Ab 1953 studierte er zwei Jahre lang an der schottischen Missionarsschule „Bible Training Institut“. Sein faszinierendes Gottvertrauen stellte van der Bijl dabei erstmals unter Beweis: Er sprach kaum Englisch, besaß die vorab zu entrichtenden Studiengebühren nicht und wusste, dass am Institut in diesem Jahr kein Studienplatz mehr frei war! Dennoch reiste er nach Glasgow und fand dort tatsächlich für jedes Problem überraschende Hilfe.

Gegen Ende seiner Ausbildung stieß Anne van der Bijl zufällig auf eine Zeitschrift. Darin wurde für ein kommunistisches Jugendfestival in Polen geworben. Er trat einer entsprechenden Delegation bei und reiste so 1955 erstmals hinter den Eisernen Vorhang. In Polen gelang es ihm, Kontakt zu den dortigen Christen herzustellen, welche, wie überall im Ostblock, unter Repressalien, Verfolgung und Unterdrückung zu leiden hatten.

Sensibilisiert für dieses Thema, berichtete der junge Holländer in seiner Heimat über das Leben der Christen im Kommunismus. Eine linksgerichtete Gruppierung lud ihn daraufhin zu einer Propagandareise in die Tschechoslowakei ein. Der Missionar nutzte diese Gelegenheit wiederum, um mit den dortigen Christen heimlich in Kontakt zu kommen. Dabei erfuhr er einen Umstand, welcher bestimmend für sein weiteres Handeln werden sollte: In einigen kommunistischen Ländern herrschte ein staatlich forcierter Mangel an Bibeln.

Anne van der Bijl plante nun, diesem Mangel abzuhelfen.
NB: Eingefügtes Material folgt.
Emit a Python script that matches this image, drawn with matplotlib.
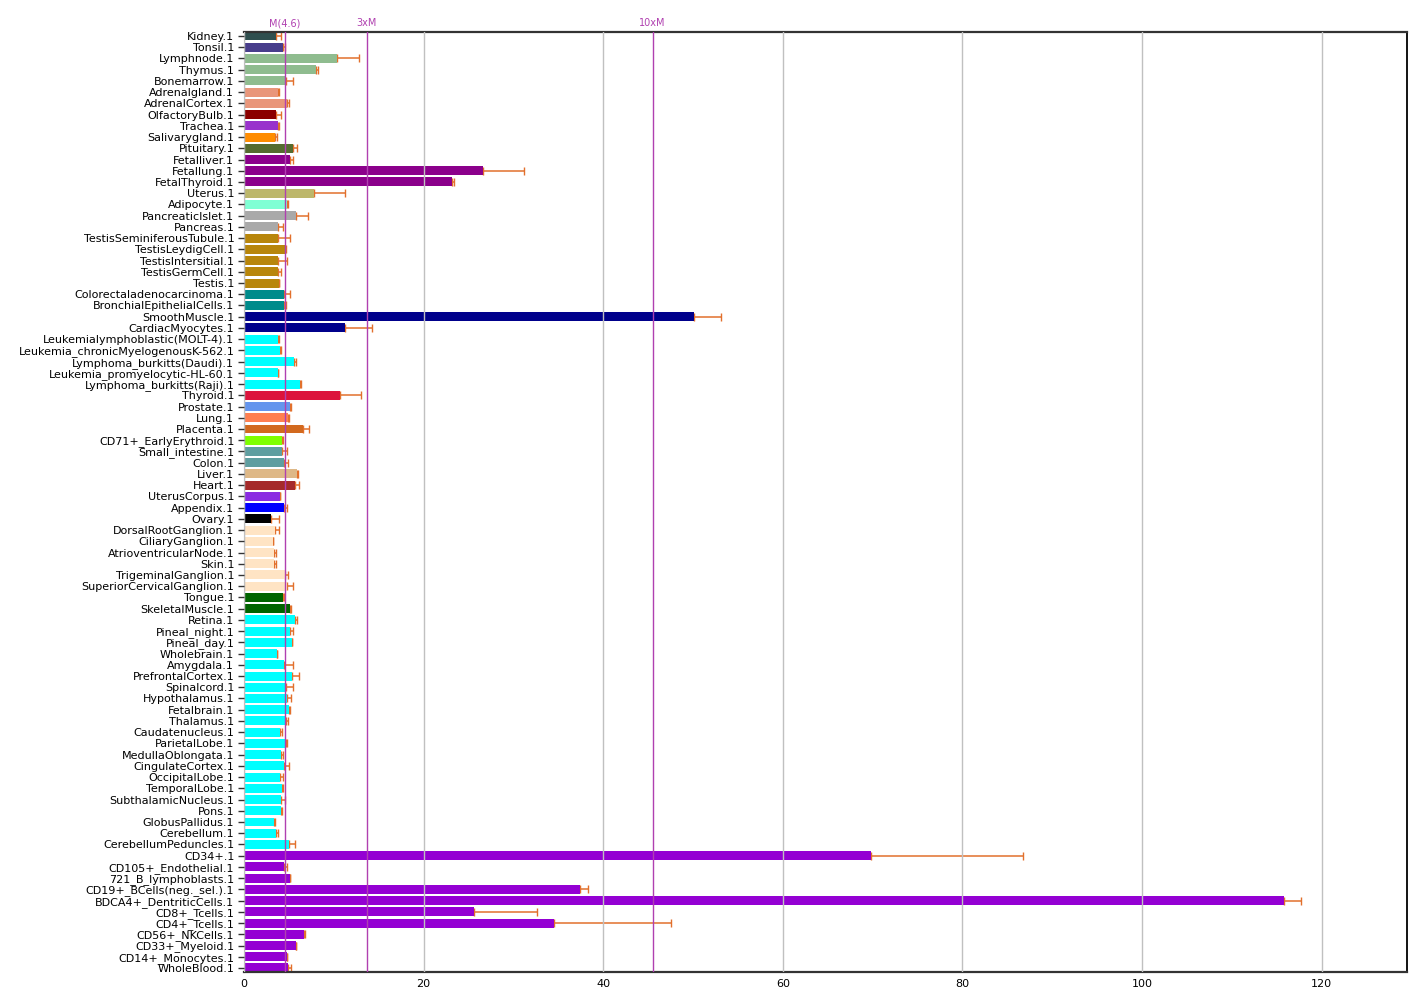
import matplotlib
matplotlib.use("Agg")
import matplotlib.pyplot as plt
import matplotlib.transforms as mtransforms
import numpy as np

tissues = [
    "Kidney.1", "Tonsil.1", "Lymphnode.1", "Thymus.1", "Bonemarrow.1",
    "Adrenalgland.1", "AdrenalCortex.1", "OlfactoryBulb.1", "Trachea.1",
    "Salivarygland.1", "Pituitary.1", "Fetalliver.1", "Fetallung.1",
    "FetalThyroid.1", "Uterus.1", "Adipocyte.1", "PancreaticIslet.1",
    "Pancreas.1", "TestisSeminiferousTubule.1", "TestisLeydigCell.1",
    "TestisIntersitial.1", "TestisGermCell.1", "Testis.1",
    "Colorectaladenocarcinoma.1", "BronchialEpithelialCells.1",
    "SmoothMuscle.1", "CardiacMyocytes.1", "Leukemialymphoblastic(MOLT-4).1",
    "Leukemia_chronicMyelogenousK-562.1", "Lymphoma_burkitts(Daudi).1",
    "Leukemia_promyelocytic-HL-60.1", "Lymphoma_burkitts(Raji).1",
    "Thyroid.1", "Prostate.1", "Lung.1", "Placenta.1", "CD71+_EarlyErythroid.1",
    "Small_intestine.1", "Colon.1", "Liver.1", "Heart.1", "UterusCorpus.1",
    "Appendix.1", "Ovary.1", "DorsalRootGanglion.1", "CiliaryGanglion.1",
    "AtrioventricularNode.1", "Skin.1", "TrigeminalGanglion.1",
    "SuperiorCervicalGanglion.1", "Tongue.1", "SkeletalMuscle.1", "Retina.1",
    "Pineal_night.1", "Pineal_day.1", "Wholebrain.1", "Amygdala.1",
    "PrefrontalCortex.1", "Spinalcord.1", "Hypothalamus.1", "Fetalbrain.1",
    "Thalamus.1", "Caudatenucleus.1", "ParietalLobe.1", "MedullaOblongata.1",
    "CingulateCortex.1", "OccipitalLobe.1", "TemporalLobe.1",
    "SubthalamicNucleus.1", "Pons.1", "GlobusPallidus.1", "Cerebellum.1",
    "CerebellumPeduncles.1", "CD34+.1", "CD105+_Endothelial.1",
    "721_B_lymphoblasts.1", "CD19+_BCells(neg._sel.).1",
    "BDCA4+_DentriticCells.1", "CD8+_Tcells.1", "CD4+_Tcells.1",
    "CD56+_NKCells.1", "CD33+_Myeloid.1", "CD14+_Monocytes.1", "WholeBlood.1",
]

values = [
    3.56, 4.34, 10.4, 8.0, 4.68,
    3.82, 4.75, 3.56, 3.79,
    3.49, 5.42, 5.09, 26.6,
    23.2, 7.82, 4.78, 5.81,
    3.75, 3.84, 4.52,
    3.84, 3.84, 3.88,
    4.48, 4.48,
    50.1, 11.3, 3.75,
    3.97, 5.57,
    3.79, 6.27,
    10.69, 5.12, 4.87, 6.6, 4.2,
    4.27, 4.45, 5.9, 5.68, 4.0,
    4.42, 3.0, 3.49, 3.19,
    3.34, 3.34, 4.57,
    4.82, 4.34, 5.09, 5.68,
    5.12, 5.35, 3.67, 4.45,
    5.35, 4.68, 4.82, 5.01,
    4.64, 4.05, 4.71, 4.16,
    4.45, 4.05, 4.2,
    4.16, 4.16, 3.34, 3.6,
    4.97, 69.8, 4.5,
    5.1, 37.4,
    115.8, 25.6, 34.5,
    6.71, 5.77, 4.76, 4.9,
]

errors = [
    0.56, 0.2, 2.4, 0.25, 0.78,
    0.05, 0.26, 0.52, 0.15,
    0.15, 0.48, 0.33, 4.6,
    0.2, 3.4, 0.17, 1.28,
    0.64, 1.24, 0.13,
    0.9, 0.3, 0.05,
    0.68, 0.2,
    3.0, 3.0, 0.15,
    0.15, 0.22,
    0.05, 0.05,
    2.34, 0.08, 0.18, 0.67, 0.1,
    0.55, 0.48, 0.07, 0.48, 0.05,
    0.4, 0.93, 0.44, 0.07,
    0.25, 0.25, 0.33,
    0.67, 0.13, 0.18, 0.22,
    0.37, 0.05, 0.05, 1.04,
    0.81, 0.81, 0.41, 0.15,
    0.26, 0.22, 0.07, 0.22,
    0.56, 0.33, 0.1,
    0.44, 0.05, 0.15, 0.22,
    0.67, 16.9, 0.25,
    0.05, 0.85,
    1.87, 7.05, 13.0,
    0.05, 0.05, 0.05, 0.33,
]

colors = (
    ["darkslategray", "darkslateblue"] + ["darkseagreen"] * 3
    + ["darksalmon"] * 2 + ["darkred", "darkorchid", "darkorange", "darkolivegreen"]
    + ["darkmagenta"] * 3 + ["darkkhaki", "aquamarine"] + ["darkgray"] * 2
    + ["darkgoldenrod"] * 5 + ["darkcyan"] * 2 + ["darkblue"] * 2
    + ["cyan"] * 5 + ["crimson", "cornflowerblue", "coral", "chocolate", "chartreuse"]
    + ["cadetblue"] * 2 + ["burlywood", "brown", "blueviolet", "blue", "black"]
    + ["bisque"] * 6 + ["darkgreen"] * 2 + ["cyan"] * 21 + ["darkviolet"] * 11
)

median = 4.55
ref_lines = [(median, "M(4.6)"), (3 * median, "3xM"), (10 * median, "10xM")]

fig = plt.figure(figsize=(14.26, 10.08), dpi=100)
ax = fig.add_axes([0.1711, 0.0357, 0.8156, 0.9326])

y = np.arange(len(tissues))
ax.barh(y, values, height=0.8, color=colors, zorder=2)
ax.errorbar(values, y, xerr=[np.zeros(len(errors)), errors], fmt="none",
            ecolor="#e2702c", elinewidth=1.1, capsize=3, capthick=1.0, zorder=1.5)

ax.set_yticks(y)
ax.set_yticklabels(tissues, fontsize=8)
ax.set_ylim(len(tissues) - 1 + 0.36, -0.36)
ax.set_xlim(0, 129.5)
ax.set_xticks(np.arange(0, 121, 20))
ax.tick_params(axis="x", labelsize=8, length=0, pad=5)
ax.tick_params(axis="y", length=4, width=1, color="#333333", pad=3)
ax.xaxis.grid(True, color="#c0c0c0", linewidth=1, zorder=3)
ax.set_axisbelow(False)

trans = mtransforms.blended_transform_factory(ax.transData, ax.transAxes)
for xv, lbl in ref_lines:
    ax.axvline(xv, color="#b040b0", linewidth=1, zorder=4)
    ax.text(xv, 1.004, lbl, transform=trans, ha="center", va="bottom",
            fontsize=7, color="#b040b0")

ax.spines["top"].set_linewidth(1.6)
ax.spines["bottom"].set_linewidth(1.6)
ax.spines["top"].set_color("#333333")
ax.spines["bottom"].set_color("#333333")
ax.spines["left"].set_color("#999999")
ax.spines["right"].set_linewidth(1.3)

fig.savefig("out.png", dpi=100)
Eine Vielzahl an Spenden ermöglichte es ihm, Bibeln und andere geistliche Schriften in den jeweiligen Landessprachen aufzutreiben. Jene packte er in einen geschenkten VW Käfer und bereiste damit die Staaten hinter dem Eisernen Vorhang, obwohl dort die Einführung religiöser Schriften verboten war.

Legendär wurde in diesem Zusammenhang das sogenannte Schmugglergebet, welches der Missionar während der gefürchteten Grenzkontrollen sprach: „Herr, du hast blinde Augen sehend gemacht. Jetzt bitte ich dich, mache du sehende Augen blind...“ Tatsächlich fanden die zum Teil gut sichtbar im Fahrzeug liegenden Bücher bei den Grenzsoldaten keinerlei Beachtung.

1957 kam Anne van der Bijl auf diese Weise sogar bis nach Moskau. Die unterdrückten Christen hinter dem Eisernen Vorhang nannten den Missionar von nun an „Bruder Andrew“ oder auch liebevoll den „Schmuggler Gottes“.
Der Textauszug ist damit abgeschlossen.